スポーツマン精神って⁉️
小学生の頃から、足が速そうに「見えた」。細身の私は、スポーツができそうに見えたけど、実は鈍臭くて、体操では後ろから数えた方が明らかに早いほど足も遅いし、球技も苦手だった。
ドッジボールでは、逃げるのはうまかったけど、取って投げるなんてことをしたら、すぐに当てられてしまう。得意なのはポートボールのゴールくらいなもの。あと水泳も何故か得意だった。
そんな見た目とそぐわない事にコンプレックスを抱いていた私は、6年生の時、スポーツ少年団に入団する。学校でやっていたし、入団は自由だ。
ある時、2組に分かれて円陣をくんで、バレーボールで1人一回必ず打って、ラリーを30回続けたら終了という課題が出された。
1回…2回…と順にレシーブしていく。もちろん、私も打つ。大袈裟にいうわけではないけど、そこそこ人に返せるように打ててたはずだった。
でも、隣のチームが先に終わると、俄に雰囲気が変わった。「さとちゃんに回すと変な方に打つから回さないようにしよ」そんな声が、独特な苗字のさとみちゃんから指示のように発せられた。

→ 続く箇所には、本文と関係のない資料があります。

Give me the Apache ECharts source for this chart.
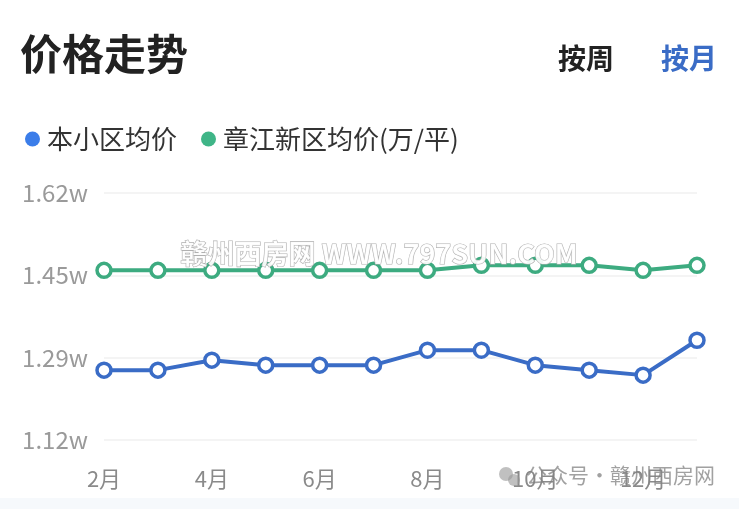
<!DOCTYPE html>
<html>
<head>
<meta charset="utf-8">
<script src="https://cdn.jsdelivr.net/npm/echarts@6/dist/echarts.min.js"></script>
<style>
html,body{margin:0;padding:0;background:#fff;}
#c{width:739px;height:509px;}
</style>
</head>
<body>
<div id="c"></div>
<script>
const months = ['2月','3月','4月','5月','6月','7月','8月','9月','10月','11月','12月','1月'];
const communityPrice = [1.26,1.26,1.28,1.27,1.27,1.27,1.30,1.30,1.27,1.26,1.25,1.32];
const districtPrice = [1.46,1.46,1.46,1.46,1.46,1.46,1.46,1.47,1.47,1.47,1.46,1.47];
const yTickLabels = ['1.12w','1.29w','1.45w','1.62w'];
const seriesNames = ['本小区均价','章江新区均价(万/平)'];

const FONT = '"Noto Sans CJK SC","Noto Sans",sans-serif';
const BLUE = '#3a6cc6', GREEN = '#3dab80';
const chart = echarts.init(document.getElementById('c'), null, {renderer:'canvas'});
chart.setOption({
  backgroundColor:'#fff',
  animation:false,
  title:{
    text:'价格走势', left:15, top:28,
    textStyle:{fontFamily:FONT, fontSize:42, fontWeight:'bold', color:'#222'}
  },
  legend:{
    left:20, top:121, itemWidth:15, itemHeight:15, itemGap:24, icon:'circle',
    data:[{name:seriesNames[0], itemStyle:{color:'#3b7de9', borderWidth:0}},{name:seriesNames[1], itemStyle:{color:'#3fb587', borderWidth:0}}],
    textStyle:{fontFamily:FONT, fontSize:26, color:'#333', padding:[0,0,0,2]}
  },
  grid:{left:104, right:42, top:193, bottom:69},
  xAxis:{
    type:'category', data:months, boundaryGap:false,
    axisLine:{show:false}, axisTick:{show:false},
    axisLabel:{interval:1, margin:28, fontFamily:FONT, fontSize:22, color:'#8a8a8a'}
  },
  yAxis:{
    type:'value', min:1.12, max:1.615, interval:0.165,
    axisLine:{show:false}, axisTick:{show:false},
    splitLine:{lineStyle:{color:'#f1f1f1', width:1.5}},
    axisLabel:{margin:16, fontFamily:FONT, fontSize:24, color:'#9a9a9a',
      formatter:function(v, i){ return yTickLabels[i] !== undefined ? yTickLabels[i] : ''; }}
  },
  series:[
    {name:seriesNames[0], type:'line', data:communityPrice, symbol:'circle', symbolSize:14,
     lineStyle:{width:4, color:BLUE}, itemStyle:{color:'#fff', borderColor:BLUE, borderWidth:3.5}, z:3},
    {name:seriesNames[1], type:'line', data:districtPrice, symbol:'circle', symbolSize:14,
     lineStyle:{width:4, color:GREEN}, itemStyle:{color:'#fff', borderColor:GREEN, borderWidth:3.5}, z:3}
  ],
  graphic:[
    {type:'rect', left:0, top:498, shape:{width:739, height:11}, style:{fill:'#f6f9fc'}, z:-1},
    {type:'text', left:558, top:44, style:{text:'按周', fontFamily:FONT, fontSize:28, fontWeight:'bold', fill:'#222'}},
    {type:'text', left:661, top:44, style:{text:'按月', fontFamily:FONT, fontSize:28, fontWeight:'bold', fill:BLUE}},
    {type:'text', left:180, top:240, z:10, style:{text:'赣州西房网 WWW.797SUN.COM', fontFamily:FONT, fontSize:27, fontWeight:'bold', fill:'rgba(255,255,255,0.92)', stroke:'#b0b0b0', lineWidth:1.2}},
    {type:'circle', shape:{cx:506, cy:474, r:7}, style:{fill:'rgba(150,150,150,0.6)'}, z:10},
    {type:'circle', shape:{cx:514, cy:480, r:6}, style:{fill:'rgba(150,150,150,0.6)'}, z:10},
    {type:'text', left:526, top:465, z:10, style:{text:'公众号·赣州西房网', fontFamily:FONT, fontSize:21, fill:'rgba(130,130,130,0.75)'}}
  ]
});
</script>
</body>
</html>
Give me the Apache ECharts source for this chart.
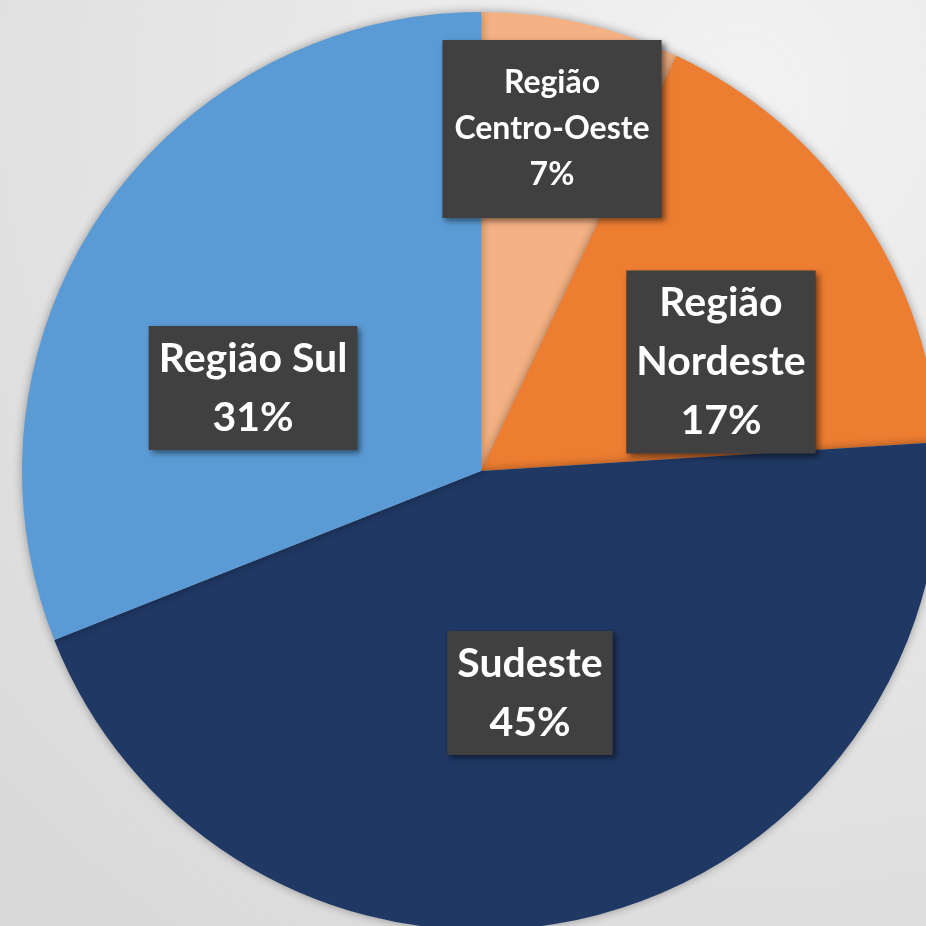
<!DOCTYPE html>
<html lang="pt">
<head>
<meta charset="utf-8">
<title>Regiões</title>
<script src="https://cdn.jsdelivr.net/npm/echarts@6/dist/echarts.min.js"></script>
<style>
  html, body { margin: 0; padding: 0; }
  #main { width: 926px; height: 926px; }
</style>
</head>
<body>
<div id="main"></div>
<script>
// dados
var regioes = ['Região\nCentro-Oeste', 'Região\nNordeste', 'Sudeste', 'Região Sul'];
var valores = [7, 17, 45, 31];
var cores = ['#F4B183', '#ED7D31', '#203864', '#5B9BD5'];

// posição (centro) de cada caixa de rótulo
var posRotulo = [[552, 129], [721, 362], [530, 693], [253, 388]];
var fonteRotulo = [32, 41, 41, 41];
var alturaLinha = [46, 59, 59, 59];
var padRotulo = [[20, 12], [3, 10], [3, 10], [3, 10]];

var chart = echarts.init(document.getElementById('main'));

var dados = regioes.map(function (nome, i) {
    return {
        name: nome,
        value: valores[i],
        itemStyle: { color: cores[i] },
        label: {
            fontSize: fonteRotulo[i],
            lineHeight: alturaLinha[i],
            padding: padRotulo[i]
        }
    };
});

var option = {
    backgroundColor: {
        type: 'radial', x: 0.8, y: 0.1, r: 1.1,
        colorStops: [
            { offset: 0, color: '#F2F2F2' },
            { offset: 1, color: '#DADADA' }
        ]
    },
    animation: false,
    series: [{
        type: 'pie',
        center: [481, 471],
        radius: 459,
        startAngle: 90,
        clockwise: true,
        data: dados,
        itemStyle: {
            shadowBlur: 10,
            shadowColor: 'rgba(0,0,0,0.35)'
        },
        label: {
            show: true,
            position: 'inside',
            formatter: '{b}\n{d}%',
            color: '#FFFFFF',
            fontFamily: 'Lato',
            fontWeight: 'bold',
            align: 'center',
            backgroundColor: '#404040',
            shadowColor: 'rgba(0,0,0,0.5)',
            shadowBlur: 6,
            shadowOffsetX: 3,
            shadowOffsetY: 3
        },
        labelLine: { show: false },
        labelLayout: function (params) {
            var p = posRotulo[params.dataIndex];
            return { x: p[0], y: p[1], align: 'center', verticalAlign: 'middle' };
        }
    }]
};

chart.setOption(option);
</script>
</body>
</html>
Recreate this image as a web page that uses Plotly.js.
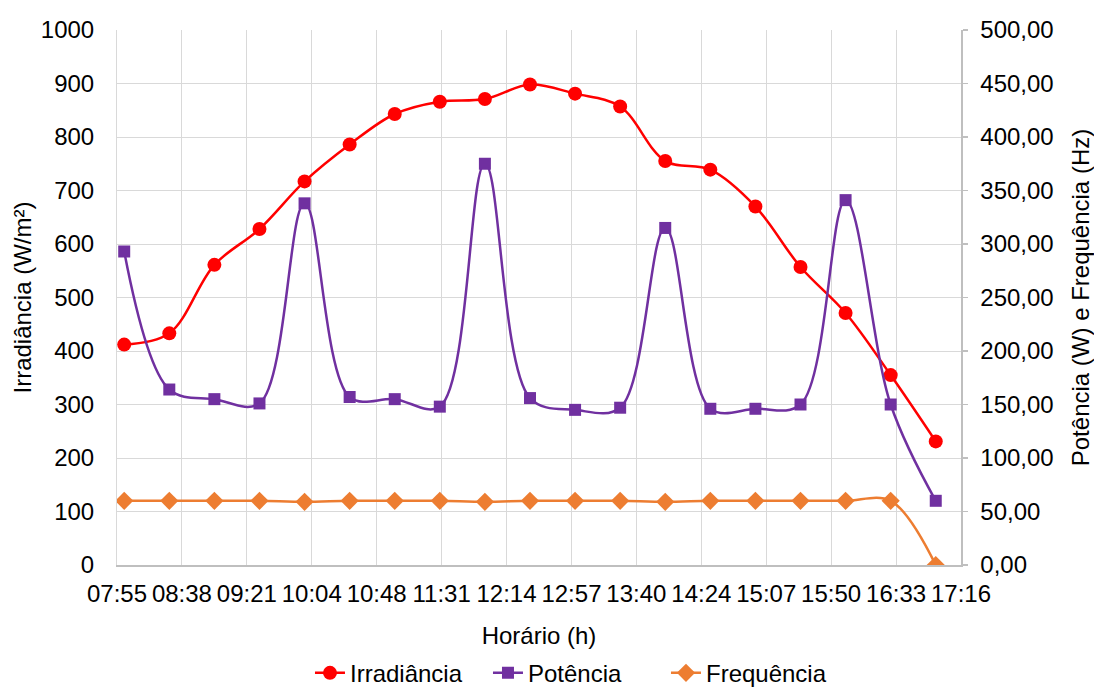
<!DOCTYPE html>
<html>
<head>
<meta charset="utf-8">
<script src="https://cdn.plot.ly/plotly-3.0.1.min.js"></script>
<style>
html,body{margin:0;padding:0;background:#fff;}
#chart{width:1094px;height:687px;}
</style>
</head>
<body>
<div id="chart"></div>
<script>
// Measurement times (every 30 min)
const times = ["08:00","08:30","09:00","09:30","10:00","10:30","11:00","11:30","12:00","12:30",
               "13:00","13:30","14:00","14:30","15:00","15:30","16:00","16:30","17:00"];
// Irradiância (W/m²) - left axis
const irradiancia = [412, 433, 561, 628, 717, 786, 843, 866, 871, 898, 881, 857, 755, 739, 670, 557, 471, 355, 231];
// Potência (W) - right axis
const potencia = [293, 164, 155, 151, 338, 157, 155, 148, 375, 156, 145, 147, 315, 146, 146, 150, 341, 150, 60];
// Frequência (Hz) - right axis
const frequencia = [60, 60, 60, 60, 59, 60, 60, 60, 59, 60, 60, 60, 59, 60, 60, 60, 60, 60, 0];
// X tick labels (Excel date axis: min 0.33 day, major unit 0.03 day)
const tickLabels = ["07:55","08:38","09:21","10:04","10:48","11:31","12:14","12:57","13:40","14:24","15:07","15:50","16:33","17:16"];
const axisMinDay = 0.33, axisMaxDay = 0.72, majorDay = 0.03;

function toMin(t){ const p = t.split(":"); return (+p[0])*60 + (+p[1]); }
const xs = times.map(toMin);
const tickVals = tickLabels.map((_, i) => (axisMinDay + i*majorDay) * 1440);

const FONT = "Liberation Sans, Arial, sans-serif";
const GRID = "#d9d9d9";
const FS = 24;

const traces = [
  {x: xs, y: irradiancia, name: "Irradiância", type: "scatter", mode: "lines+markers",
   line: {color: "#FF0000", width: 2.5, shape: "spline", smoothing: 1},
   marker: {symbol: "circle", size: 14, color: "#FF0000"}, yaxis: "y"},
  {x: xs, y: potencia, name: "Potência", type: "scatter", mode: "lines+markers",
   line: {color: "#7030A0", width: 2.5, shape: "spline", smoothing: 1},
   marker: {symbol: "square", size: 12, color: "#7030A0"}, yaxis: "y2"},
  {x: xs, y: frequencia, name: "Frequência", type: "scatter", mode: "lines+markers",
   line: {color: "#ED7D31", width: 2.5, shape: "spline", smoothing: 1},
   marker: {symbol: "diamond", size: 14, color: "#ED7D31"}, yaxis: "y2"}
];

const layout = {
  width: 1094, height: 687,
  margin: {l: 117, r: 133, t: 30, b: 122, pad: 0},
  paper_bgcolor: "#fff", plot_bgcolor: "#fff",
  separators: ",.",
  font: {family: FONT, size: FS, color: "#000"},
  showlegend: true,
  legend: {orientation: "h", xref: "paper", x: 0.545, xanchor: "center",
           yref: "container", y: 0.02, yanchor: "middle",
           entrywidth: 133, entrywidthmode: "pixels",
           font: {family: FONT, size: FS, color: "#000"}, traceorder: "normal",
           bgcolor: "rgba(0,0,0,0)"},
  xaxis: {
    type: "linear", range: [axisMinDay*1440, axisMaxDay*1440],
    tickmode: "array", tickvals: tickVals, ticktext: tickLabels,
    showgrid: true, gridcolor: GRID, gridwidth: 1,
    showline: true, linecolor: "#bfbfbf", linewidth: 1.5,
    ticks: "", zeroline: false, ticklabelstandoff: 7,
    tickfont: {family: FONT, size: FS, color: "#000"},
    title: {text: "Horário (h)", font: {family: FONT, size: FS, color: "#000"}, standoff: 21}
  },
  yaxis: {
    range: [0, 1000], dtick: 100, tick0: 0,
    showgrid: true, gridcolor: GRID, gridwidth: 1,
    showline: true, linecolor: GRID, linewidth: 1,
    ticks: "", zeroline: false, ticklabelstandoff: 17,
    tickfont: {family: FONT, size: FS, color: "#000"},
    title: {text: "Irradiância (W/m²)", font: {family: FONT, size: FS, color: "#000"}, standoff: 2}
  },
  yaxis2: {
    overlaying: "y", side: "right",
    range: [0, 500], dtick: 50, tick0: 0, tickformat: ".2f",
    showgrid: false, zeroline: false,
    showline: true, linecolor: "#bfbfbf", linewidth: 1.5,
    ticks: "outside", ticklen: 5, tickcolor: "#bfbfbf", tickwidth: 1.5,
    ticklabelstandoff: 8,
    tickfont: {family: FONT, size: FS, color: "#000"},
    title: {text: "Potência (W) e Frequência (Hz)", font: {family: FONT, size: FS, color: "#000"}, standoff: 23}
  }
};

Plotly.newPlot("chart", traces, layout, {displayModeBar: false, staticPlot: true});
</script>
</body>
</html>
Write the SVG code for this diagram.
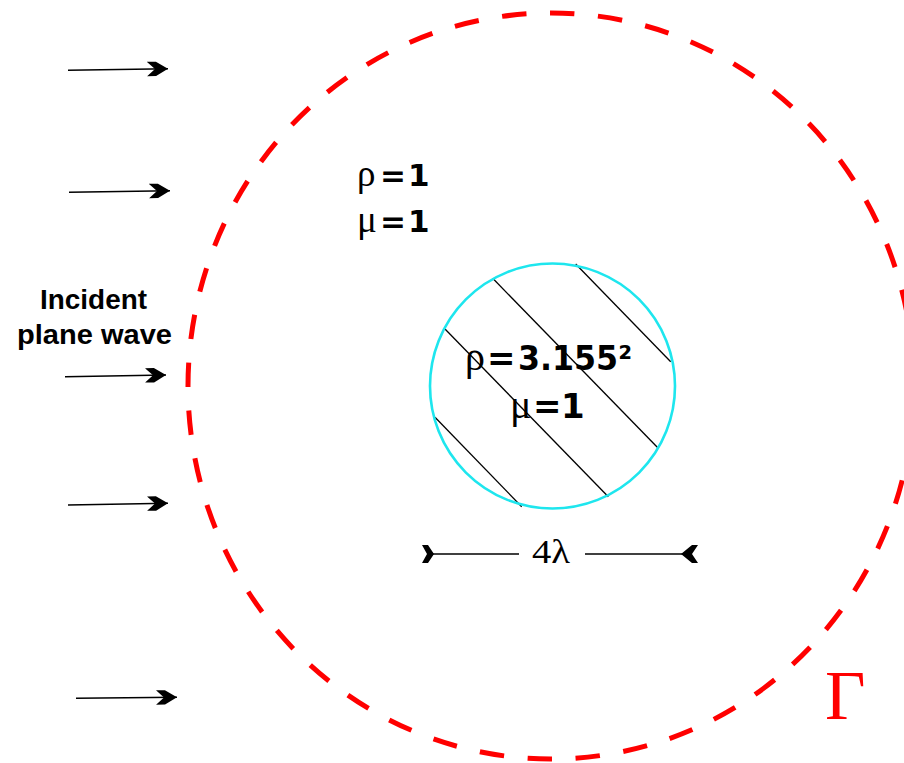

その回は、その通りに完全に私を外してボールを回された。
30回は終わった。
「私、1回も触ってない」呟く声にギロリと振り向くさとみちゃん。無視をするみんな。
スポーツってこんなもんなんだ。
私の中で、スポーツに対する憧れも爽やかさも全部飛んでいくのを感じた。
何がスポーツマン精神だ
蹴落として、意地悪するだけじゃない
それ以降、集団競技は大嫌いになった。野球もサッカーも。「みんなを勇気づける」とか何を偉そうにと思う。
「スポーツマン精神に則り、正々堂々と」
鼻で笑うわ。
でも。これも障害のせい?単なる運動音痴?
高校に入って、体育の授業でやったバレーボールはすっごく楽しかった。
小学生の頃、50メートル走はやっと9秒台に乗ったところだった私は、中3の時には7秒台に手が届くところまで早くなった。遅咲きだったんだろう。人より何年か、発達が遅かったとすれば、辻褄が合うかもしれない。
けれど、あの悔しさとかなしみは、私の胸に、噛み終えたガムのようにへばりついて離れない。スポーツマン精神を信じている人、スポーツをすれば、なんでもよくなると信じてる人には、内心、冷ややかな目を向けてしまう。
ごめん、さとみちゃん、私、まだ、許せそうにないや。